É arquiteta e urbanista e professora da Faculdade de Arquitetura e Urbanismo da USP.
Heranças da ditadura nas cidades
Desde a semana que marcou os 50 anos do golpe militar no Brasil, muito tem se falado sobre o período autoritário, do contexto que o produziu, da repressão, da censura, dos que resistiram...
No campo da política urbana, uma reflexão necessária é: em que medida o processo de redemocratização do país rompeu com as formas de organização do Estado brasileiro para promover políticas públicas e até que ponto elementos de continuidade se fazem presentes.
Nesse campo, infelizmente, apesar das promessas da Constituinte de 1988, algumas lógicas herdadas do período autoritário permanecem. Ainda em 1964, o regime militar cria o Banco Nacional de Habitação (BNH), que em 1967 passa a gerir os recursos do FGTS, constituindo-se em um agente financiador de habitação e desenvolvimento urbano.
O modelo que se conforma naquele momento permanece hoje: a política urbana nacional é constituída basicamente por uma única fonte de financiamento, centralizada na esfera federal e estruturada de forma setorializada para financiar obras de construção de casas e de infraestrutura de saneamento e circulação.
A crise de urbanidade de nossas cidades demonstra que os quase 50 anos de operação dessa máquina de financiamento –apesar da falta de recursos nos anos 1980/1990– não foram capazes de promover cidades includentes e equilibradas.

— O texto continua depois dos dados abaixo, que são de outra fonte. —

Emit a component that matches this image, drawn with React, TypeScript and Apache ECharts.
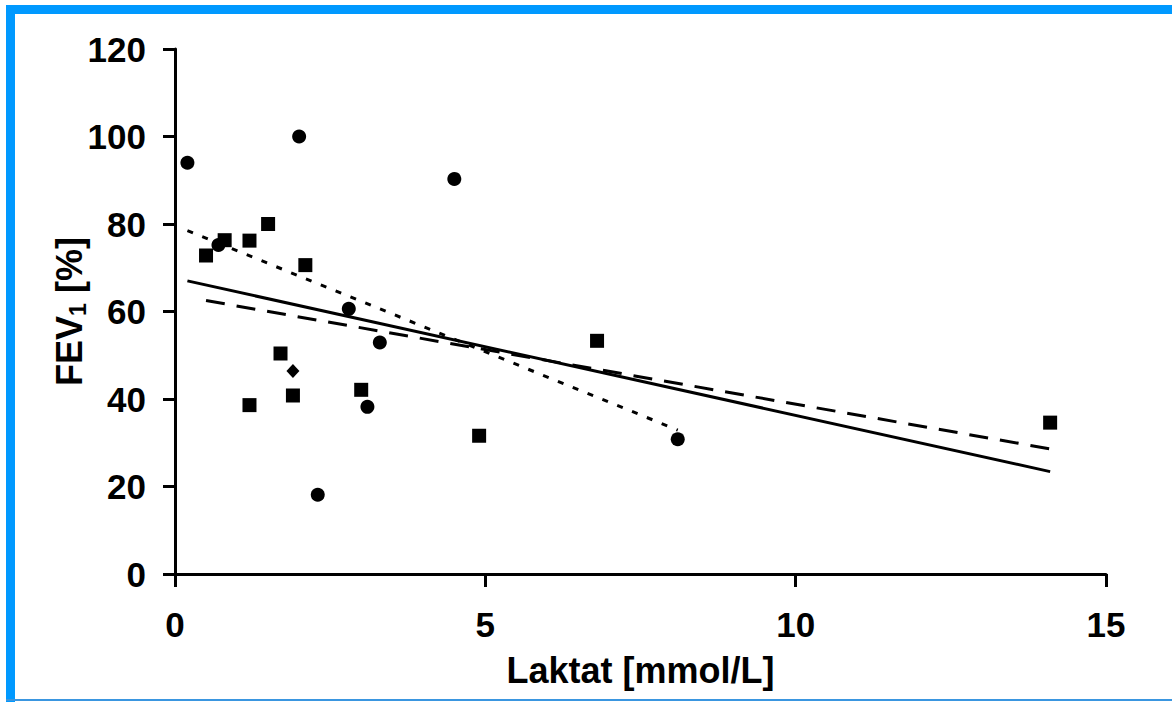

Nossas políticas de habitação ilustram bem os elementos de ruptura e continuidade dessa lógica. A implementação de uma política de financiamento da casa própria logo após o golpe atendia a duas demandas: uma econômica, de dinamização da economia do país, e outra política, de constituição e ampliação de uma base social de apoio ao regime junto às classes médias.
Para a população mais pobre –as maiorias–, o BNH financiou escassas moradias de péssima qualidade nas periferias das cidades, ofertadas pelas Cohabs.
Hoje, com o programa Minha Casa, Minha Vida (MCMV), é a população de menor renda que tem acesso a um subsídio público para comprar a casa própria ofertada pelo setor privado, que é responsável por conceber o projeto, escolher a localização e executá-lo.
São muitas as diferenças entre o MCMV e o BNH, a começar por seu foco e escala. Além disso, os controles e formas de fiscalização são muito maiores por parte da Caixa, sucessora do BNH.
Porém, deixada para o setor privado a decisão sobre a localização, sendo o subsídio fixo e na ausência de qualquer política urbana e fundiária, a operação será tanto mais rentável quanto menor o custo da terra a ser adquirida. Assim, os conjuntos do MCMV começam a repetir nas cidades as velhas Cohabs.
Assim como seu predecessor, o MCMV não é uma política habitacional/urbana, mas uma estratégia de dinamização da indústria da construção civil, concebida para promover uma reação econômica diante da ameaça de uma crise internacional e para ampliar e solidificar uma base social e política, agora junto à "nova classe média".
Como dizia Gabriel Bolaffi ainda em 1975, habitação e política urbana não são problemas distintos: são o mesmo problema. Mas a política urbana, raiz dos problemas habitacionais de nossas cidades, ainda clama por uma reforma do Estado que não ocorreu.